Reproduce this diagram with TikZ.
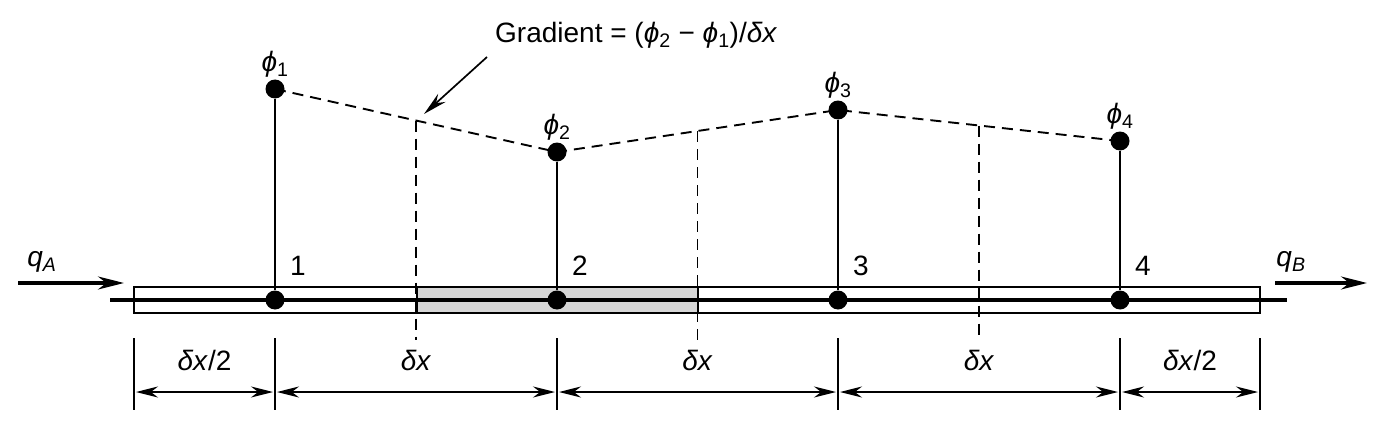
\documentclass[tikz,border=0pt]{standalone}
\usepackage{fontspec}
\setmainfont{Liberation Sans}
\usetikzlibrary{positioning,calc,arrows.meta}

\newcommand{\gphi}{{\itshape ϕ}}
\newcommand{\gdelta}{{\itshape δ}}

\begin{document}
\begin{tikzpicture}[x=1pt, y=-1pt, every node/.style={font=\fontsize{28}{33}\selectfont, inner sep=2pt},
	dot/.style={circle, fill=black, inner sep=0pt, minimum size=19pt},
	thinln/.style={line width=1.7pt},
	dashln/.style={line width=1.9pt, dash pattern=on 11pt off 7pt},
	dimarr/.style={line width=1.5pt, {Stealth[length=22pt,width=11pt]}-{Stealth[length=22pt,width=11pt]}},
	flow/.style={line width=3.2pt, -{Stealth[length=26pt,width=13pt]}}]
	\useasboundingbox (0,0) rectangle (1387,428);
	% bar with the shaded control volume
	\draw[thinln] (134,287) rectangle (1260,313);
	\draw[thinln, fill=black!16] (417,287) rectangle (698,313);
	\coordinate (barL) at (110,300);
	\coordinate (barR) at (1287,300);
	\draw[line width=3.4pt] (barL) -- (barR);
	% nodes and values
	\foreach \i/\x/\y in {1/275/89, 2/557/152, 3/838/110, 4/1120/141} {
		\node[dot] (n\i) at (\x,300) {};
		\node[dot] (p\i) at (\x,\y) {};
		\draw[thinln] (p\i) -- (n\i);
		\node[above=0pt of p\i] (lab\i) {\gphi\textsubscript{\i}};
		\node (num\i) at (\x+23,266) {\i};
	}
	\draw[dashln] (p1.center) -- (p2.center) -- (p3.center) -- (p4.center);
	\coordinate (dimtop) at (0,340);
	\foreach \a/\b [count=\k] in {1/2, 2/3, 3/4} {
		\coordinate (m\k) at ($(p\a)!0.5!(p\b)$);
		\draw[dashln] (m\k) -- (m\k |- dimtop);
	}
	% gradient label
	\node[anchor=west, inner sep=0pt] (grad) at (495,35) {Gradient = (\gphi\textsubscript{2} − \gphi\textsubscript{1})/\gdelta\textit{x}};
	\coordinate (gstart) at (487,57);
	\coordinate (gtip) at (424,114);
	\draw[thinln, -{Stealth[length=24pt,width=11pt]}] (gstart) -- (gtip);
	% fluxes
	\coordinate (qAs) at (18,283);
	\coordinate (qAe) at (124,283);
	\coordinate (qBs) at (1275,283);
	\coordinate (qBe) at (1367,283);
	\draw[flow] (qAs) -- (qAe);
	\draw[flow] (qBs) -- (qBe);
	\node (qA) at (42,262) {\textit{q}\textsubscript{\textit{A}}};
	\node (qB) at (1291,262) {\textit{q}\textsubscript{\textit{B}}};
	% dimensions
	\foreach \x [count=\k from 0] in {134, 275, 557, 838, 1120, 1260} {
		\draw[line width=1.9pt] (\x,338) -- (\x,410);
		\coordinate (d\k) at (\x,392);
	}
	\foreach \a/\b/\t in {0/1/{\gdelta\textit{x}/2}, 1/2/{\gdelta\textit{x}}, 2/3/{\gdelta\textit{x}}, 3/4/{\gdelta\textit{x}}, 4/5/{\gdelta\textit{x}/2}} {
		\draw[dimarr, shorten <=2pt, shorten >=2pt] (d\a) -- (d\b);
		\node (dl\a) at ($(d\a)!0.5!(d\b)+(0,-32)$) {\t};
	}
\end{tikzpicture}
\end{document}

==*==

▶ _Your goal_
Pull out each line holding the string "with".

▶ _Task response_
Reproduce this diagram with TikZ.
	% bar with the shaded control volume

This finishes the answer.